Short problem:
How many lines in the entries below contain "drawn"? Answer with the number only.

Dataset:
= = =

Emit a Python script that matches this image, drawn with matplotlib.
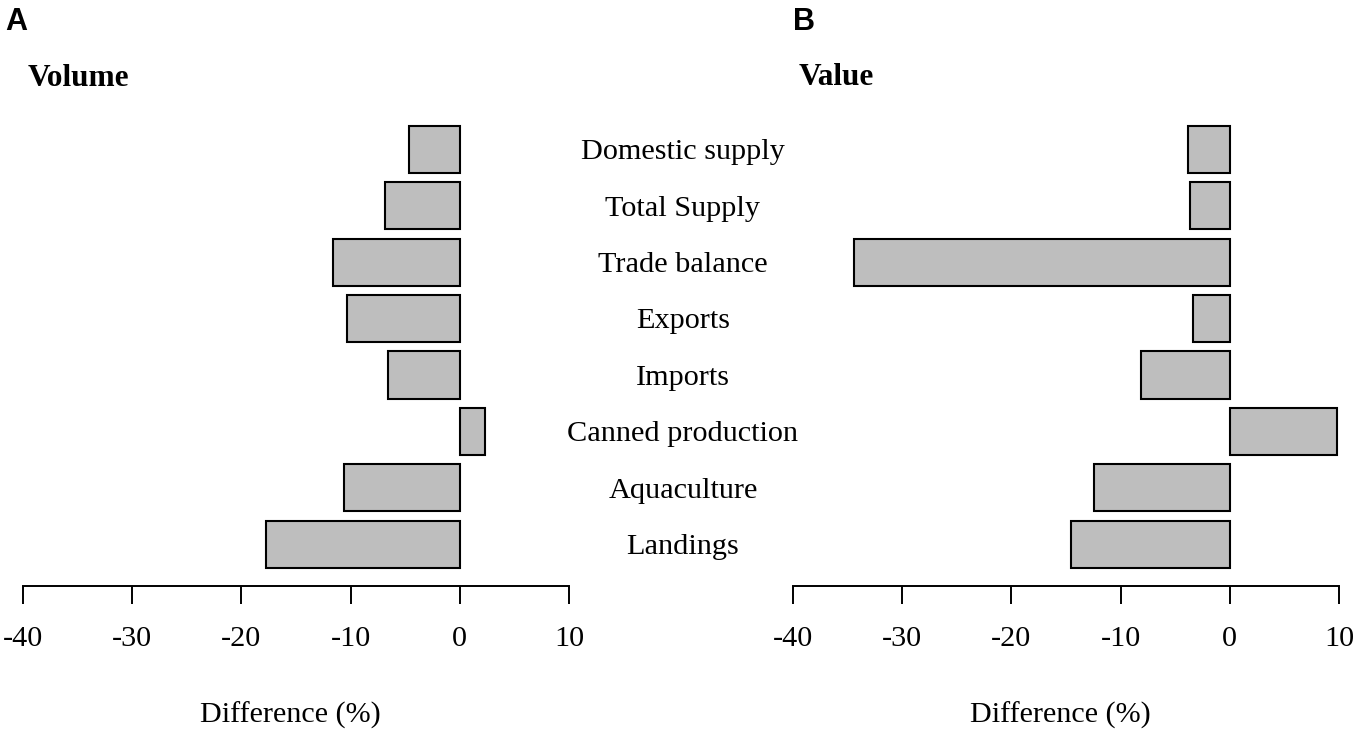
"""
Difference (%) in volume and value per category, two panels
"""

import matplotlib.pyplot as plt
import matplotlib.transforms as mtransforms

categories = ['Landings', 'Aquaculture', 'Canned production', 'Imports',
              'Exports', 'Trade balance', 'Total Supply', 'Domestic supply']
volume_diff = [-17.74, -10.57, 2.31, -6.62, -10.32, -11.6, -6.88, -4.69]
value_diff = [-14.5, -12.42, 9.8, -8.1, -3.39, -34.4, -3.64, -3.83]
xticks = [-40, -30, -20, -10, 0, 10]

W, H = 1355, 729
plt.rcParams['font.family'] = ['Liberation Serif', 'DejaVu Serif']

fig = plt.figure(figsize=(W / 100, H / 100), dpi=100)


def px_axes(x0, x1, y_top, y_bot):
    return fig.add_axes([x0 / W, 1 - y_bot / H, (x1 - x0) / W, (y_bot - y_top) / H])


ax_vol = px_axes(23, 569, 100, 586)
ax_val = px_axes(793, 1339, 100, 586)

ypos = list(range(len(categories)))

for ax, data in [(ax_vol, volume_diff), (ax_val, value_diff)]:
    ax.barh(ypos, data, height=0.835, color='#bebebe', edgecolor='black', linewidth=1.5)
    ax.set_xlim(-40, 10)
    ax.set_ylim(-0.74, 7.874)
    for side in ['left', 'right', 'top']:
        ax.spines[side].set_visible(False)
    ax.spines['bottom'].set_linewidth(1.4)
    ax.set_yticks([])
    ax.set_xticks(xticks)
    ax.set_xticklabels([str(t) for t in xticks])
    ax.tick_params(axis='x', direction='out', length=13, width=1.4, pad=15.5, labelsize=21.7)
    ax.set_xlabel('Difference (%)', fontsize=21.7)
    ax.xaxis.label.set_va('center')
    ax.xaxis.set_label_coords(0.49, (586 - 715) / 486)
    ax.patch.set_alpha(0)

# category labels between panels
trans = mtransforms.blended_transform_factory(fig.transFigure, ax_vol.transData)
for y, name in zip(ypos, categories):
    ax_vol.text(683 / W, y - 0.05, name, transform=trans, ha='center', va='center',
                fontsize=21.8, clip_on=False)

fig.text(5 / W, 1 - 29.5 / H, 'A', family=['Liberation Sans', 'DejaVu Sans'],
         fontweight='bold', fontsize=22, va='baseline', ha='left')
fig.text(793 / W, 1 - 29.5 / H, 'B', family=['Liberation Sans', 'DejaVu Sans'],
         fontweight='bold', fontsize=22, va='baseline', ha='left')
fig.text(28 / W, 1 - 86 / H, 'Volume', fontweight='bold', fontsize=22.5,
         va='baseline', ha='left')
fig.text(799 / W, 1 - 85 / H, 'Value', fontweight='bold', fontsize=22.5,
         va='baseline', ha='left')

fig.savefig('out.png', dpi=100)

= = =

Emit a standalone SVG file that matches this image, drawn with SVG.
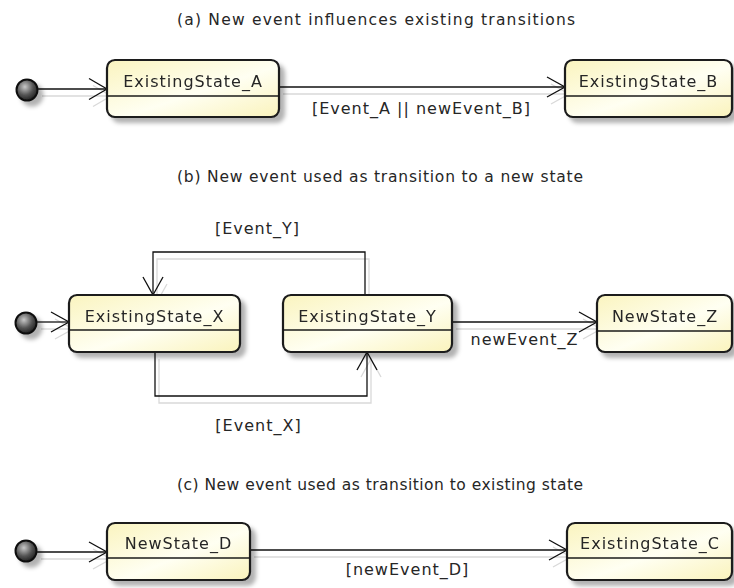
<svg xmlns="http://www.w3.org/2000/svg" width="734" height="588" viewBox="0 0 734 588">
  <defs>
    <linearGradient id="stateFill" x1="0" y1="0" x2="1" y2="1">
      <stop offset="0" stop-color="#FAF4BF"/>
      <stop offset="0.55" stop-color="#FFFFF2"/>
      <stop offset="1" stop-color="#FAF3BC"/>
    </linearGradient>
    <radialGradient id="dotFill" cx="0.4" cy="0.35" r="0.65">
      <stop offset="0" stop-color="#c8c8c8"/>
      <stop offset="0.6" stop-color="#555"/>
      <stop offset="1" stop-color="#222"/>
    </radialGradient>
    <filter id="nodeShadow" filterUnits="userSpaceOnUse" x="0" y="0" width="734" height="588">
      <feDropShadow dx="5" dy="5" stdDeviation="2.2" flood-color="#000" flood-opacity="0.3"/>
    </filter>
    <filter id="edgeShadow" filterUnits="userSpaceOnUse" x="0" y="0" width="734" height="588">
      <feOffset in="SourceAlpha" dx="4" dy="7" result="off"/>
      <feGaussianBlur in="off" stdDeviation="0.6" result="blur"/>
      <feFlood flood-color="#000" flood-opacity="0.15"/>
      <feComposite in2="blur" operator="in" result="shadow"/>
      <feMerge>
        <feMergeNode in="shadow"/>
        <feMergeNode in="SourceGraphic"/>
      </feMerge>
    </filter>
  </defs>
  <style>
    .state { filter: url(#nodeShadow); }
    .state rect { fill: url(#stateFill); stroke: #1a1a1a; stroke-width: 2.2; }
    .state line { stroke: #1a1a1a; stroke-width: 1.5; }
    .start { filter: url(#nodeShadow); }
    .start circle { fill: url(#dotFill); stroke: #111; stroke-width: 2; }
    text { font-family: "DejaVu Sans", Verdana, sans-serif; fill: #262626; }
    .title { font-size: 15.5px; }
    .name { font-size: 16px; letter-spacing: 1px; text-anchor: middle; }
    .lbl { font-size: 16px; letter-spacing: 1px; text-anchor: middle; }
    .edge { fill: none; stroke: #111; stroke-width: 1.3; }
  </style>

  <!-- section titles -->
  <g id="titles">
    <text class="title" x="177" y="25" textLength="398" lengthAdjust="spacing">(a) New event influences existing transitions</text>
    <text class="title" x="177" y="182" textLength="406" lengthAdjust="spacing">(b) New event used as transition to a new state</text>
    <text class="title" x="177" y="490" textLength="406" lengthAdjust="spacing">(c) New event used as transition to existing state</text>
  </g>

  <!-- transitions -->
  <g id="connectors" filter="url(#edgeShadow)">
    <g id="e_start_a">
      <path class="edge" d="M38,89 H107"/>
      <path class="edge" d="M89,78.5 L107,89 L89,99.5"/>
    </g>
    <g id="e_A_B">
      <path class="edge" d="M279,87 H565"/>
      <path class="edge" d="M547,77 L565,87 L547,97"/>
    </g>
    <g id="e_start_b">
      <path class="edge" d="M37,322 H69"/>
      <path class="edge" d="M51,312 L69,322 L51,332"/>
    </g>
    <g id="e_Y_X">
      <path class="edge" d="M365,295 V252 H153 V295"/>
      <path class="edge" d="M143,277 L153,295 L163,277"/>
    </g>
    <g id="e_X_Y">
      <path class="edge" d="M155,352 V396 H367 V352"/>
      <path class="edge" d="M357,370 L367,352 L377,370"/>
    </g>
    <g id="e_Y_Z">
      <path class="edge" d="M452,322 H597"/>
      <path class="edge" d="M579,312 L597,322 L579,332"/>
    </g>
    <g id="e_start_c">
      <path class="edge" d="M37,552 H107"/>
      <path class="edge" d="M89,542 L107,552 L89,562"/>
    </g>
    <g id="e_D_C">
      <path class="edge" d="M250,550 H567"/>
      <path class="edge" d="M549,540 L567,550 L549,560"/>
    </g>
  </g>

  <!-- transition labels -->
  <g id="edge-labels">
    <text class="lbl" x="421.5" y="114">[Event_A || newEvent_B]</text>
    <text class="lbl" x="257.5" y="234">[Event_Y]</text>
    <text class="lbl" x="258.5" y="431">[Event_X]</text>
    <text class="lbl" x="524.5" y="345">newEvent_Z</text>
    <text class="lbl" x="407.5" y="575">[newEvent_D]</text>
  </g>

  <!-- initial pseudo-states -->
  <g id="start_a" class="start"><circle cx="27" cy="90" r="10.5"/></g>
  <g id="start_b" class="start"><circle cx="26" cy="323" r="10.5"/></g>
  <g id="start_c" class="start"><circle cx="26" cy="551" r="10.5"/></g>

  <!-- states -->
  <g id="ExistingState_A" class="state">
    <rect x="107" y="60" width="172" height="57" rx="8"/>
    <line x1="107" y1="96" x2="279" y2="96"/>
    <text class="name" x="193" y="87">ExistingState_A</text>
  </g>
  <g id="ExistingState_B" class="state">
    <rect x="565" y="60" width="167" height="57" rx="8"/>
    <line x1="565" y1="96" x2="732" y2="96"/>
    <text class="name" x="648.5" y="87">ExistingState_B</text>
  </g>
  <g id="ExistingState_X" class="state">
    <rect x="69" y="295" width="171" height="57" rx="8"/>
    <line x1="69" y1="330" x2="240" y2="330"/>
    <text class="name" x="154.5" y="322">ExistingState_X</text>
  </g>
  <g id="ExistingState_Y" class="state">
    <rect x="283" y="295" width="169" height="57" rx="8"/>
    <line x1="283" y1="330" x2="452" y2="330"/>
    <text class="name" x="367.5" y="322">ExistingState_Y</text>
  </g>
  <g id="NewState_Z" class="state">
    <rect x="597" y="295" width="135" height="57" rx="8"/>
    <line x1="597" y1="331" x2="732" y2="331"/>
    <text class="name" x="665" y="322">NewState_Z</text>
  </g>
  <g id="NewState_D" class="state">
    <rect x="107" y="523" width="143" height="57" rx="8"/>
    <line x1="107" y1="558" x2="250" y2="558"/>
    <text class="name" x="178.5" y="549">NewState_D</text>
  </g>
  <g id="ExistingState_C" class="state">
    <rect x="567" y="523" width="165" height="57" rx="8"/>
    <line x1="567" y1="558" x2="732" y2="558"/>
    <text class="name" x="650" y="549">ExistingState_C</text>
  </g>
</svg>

= = =

Solution:
2